**Data segment**
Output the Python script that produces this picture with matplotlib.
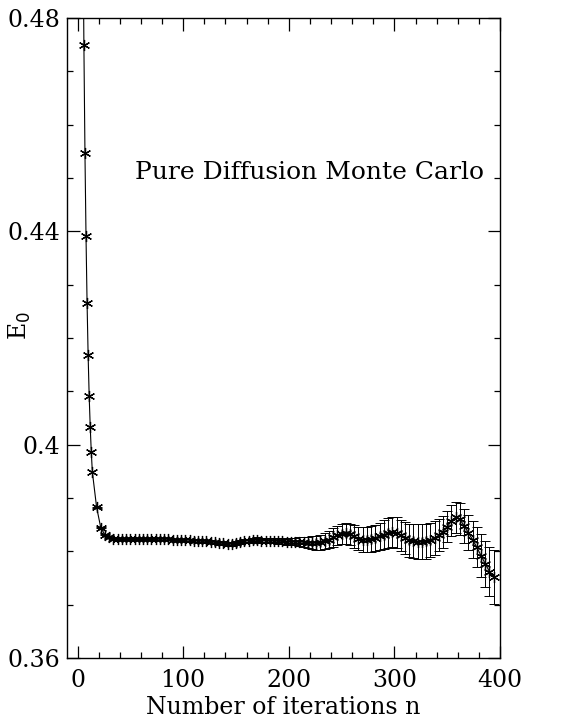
import numpy as np
import matplotlib
matplotlib.use("Agg")
import matplotlib.pyplot as plt  # noqa: E402
from matplotlib.ticker import MultipleLocator, FuncFormatter  # noqa: E402

# transient: first iterations, one step apart
n_start = [5, 6, 7, 8, 9, 10, 11, 12, 13, 14]
e_start = [0.5010, 0.4749, 0.4547, 0.4391, 0.4266, 0.4168, 0.4091, 0.4033,
           0.3986, 0.3949]

# equilibrated part, every 4 iterations, with error bars
n_run = list(range(18, 395, 4))
e_run = [
    0.3883, 0.3844, 0.3831, 0.3826, 0.3824, 0.3823, 0.3823, 0.3823, 0.3823, 0.3824,
    0.3823, 0.3823, 0.3824, 0.3824, 0.3823, 0.3823, 0.3823, 0.3823, 0.3822, 0.3822,
    0.3822, 0.3821, 0.3821, 0.3820, 0.3820, 0.3819, 0.3819, 0.3818, 0.3817, 0.3816,
    0.3815, 0.3814, 0.3814, 0.3815, 0.3817, 0.3819, 0.3820, 0.3821, 0.3821, 0.3820,
    0.3820, 0.3820, 0.3820, 0.3819, 0.3819, 0.3818, 0.3818, 0.3818, 0.3818, 0.3817,
    0.3816, 0.3816, 0.3816, 0.3817, 0.3819, 0.3822, 0.3826, 0.3830, 0.3833, 0.3834,
    0.3832, 0.3828, 0.3824, 0.3822, 0.3822, 0.3823, 0.3825, 0.3828, 0.3831, 0.3834,
    0.3836, 0.3835, 0.3830, 0.3825, 0.3821, 0.3819, 0.3818, 0.3818, 0.3819, 0.3821,
    0.3825, 0.3830, 0.3837, 0.3846, 0.3857, 0.3864, 0.3860, 0.3848, 0.3835, 0.3822,
    0.3808, 0.3792, 0.3777, 0.3762, 0.3752,
]
sig_run = [
    0.0001, 0.0001, 0.0001, 0.0001, 0.0001, 0.0001, 0.0001, 0.0001, 0.0001, 0.0001,
    0.0001, 0.0001, 0.00015, 0.00015, 0.00015, 0.00015, 0.00015, 0.00015, 0.00015, 0.00015,
    0.00015, 0.0002, 0.0002, 0.0002, 0.00025, 0.00025, 0.0003, 0.0003, 0.0003, 0.00035,
    0.00035, 0.0004, 0.0004, 0.0004, 0.0004, 0.0004, 0.0004, 0.0004, 0.0005, 0.0005,
    0.0005, 0.0005, 0.0005, 0.0006, 0.0006, 0.0006, 0.0007, 0.0007, 0.0008, 0.0009,
    0.0010, 0.0012, 0.0013, 0.0014, 0.0015, 0.0016, 0.0017, 0.0018, 0.0019, 0.0020,
    0.0020, 0.0021, 0.0022, 0.0023, 0.0024, 0.0025, 0.0025, 0.0026, 0.0027, 0.0028,
    0.0028, 0.0029, 0.0029, 0.0030, 0.0031, 0.0032, 0.0033, 0.0033, 0.0033, 0.0032,
    0.0031, 0.0030, 0.0030, 0.0029, 0.0029, 0.0029, 0.0030, 0.0032, 0.0033, 0.0035,
    0.0037, 0.0040, 0.0043, 0.0046, 0.0050,
]

n_all = np.array(n_start + n_run)
e_all = np.array(e_start + e_run)

plt.rcParams["font.family"] = ["DejaVu Serif"]
FS = 17

fig = plt.figure(figsize=(5.74, 7.2), dpi=100)
ax = fig.add_axes([67 / 574, 62 / 720, 433 / 574, 640 / 720])

asterisk = (6, 2, 0)
ax.plot(n_all, e_all, color="k", lw=0.8, marker=asterisk, ms=8, mew=0.9)
ax.errorbar(n_run, e_run, yerr=sig_run, fmt="none", ecolor="k",
            elinewidth=0.7, capsize=3.5, capthick=0.7)

ax.set_xlim(-10, 400)
ax.set_ylim(0.36, 0.48)
ax.xaxis.set_major_locator(MultipleLocator(100))
ax.xaxis.set_minor_locator(MultipleLocator(20))
ax.yaxis.set_major_locator(MultipleLocator(0.04))
ax.yaxis.set_minor_locator(MultipleLocator(0.01))
ax.yaxis.set_major_formatter(FuncFormatter(lambda v, p: f"{v:g}"))
ax.tick_params(which="both", direction="in", top=True, right=True,
               width=0.9, labelsize=FS)
ax.tick_params(which="major", length=9, pad=8)
ax.tick_params(which="minor", length=4.5)
ax.tick_params(axis="y", which="major", pad=5)
for s in ax.spines.values():
    s.set_linewidth(1.0)

ax.set_xlabel("Number of iterations n", fontsize=FS, labelpad=3)
ax.set_ylabel(r"E$_0$", fontsize=FS)
ax.yaxis.set_label_coords(-0.079, 0.52)
ax.text(0.561, 0.759, "Pure Diffusion Monte Carlo", transform=ax.transAxes,
        ha="center", va="center", fontsize=18)

fig.savefig("out.png", dpi=100, facecolor="white")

**Goal**
Starting with the first line of the data above and ending with the line containing "from matplotlib.ticker import", please restate every line exactly, leaving images out.

**Solution**
Output the Python script that produces this picture with matplotlib.
import numpy as np
import matplotlib
matplotlib.use("Agg")
import matplotlib.pyplot as plt  # noqa: E402
from matplotlib.ticker import MultipleLocator, FuncFormatter  # noqa: E402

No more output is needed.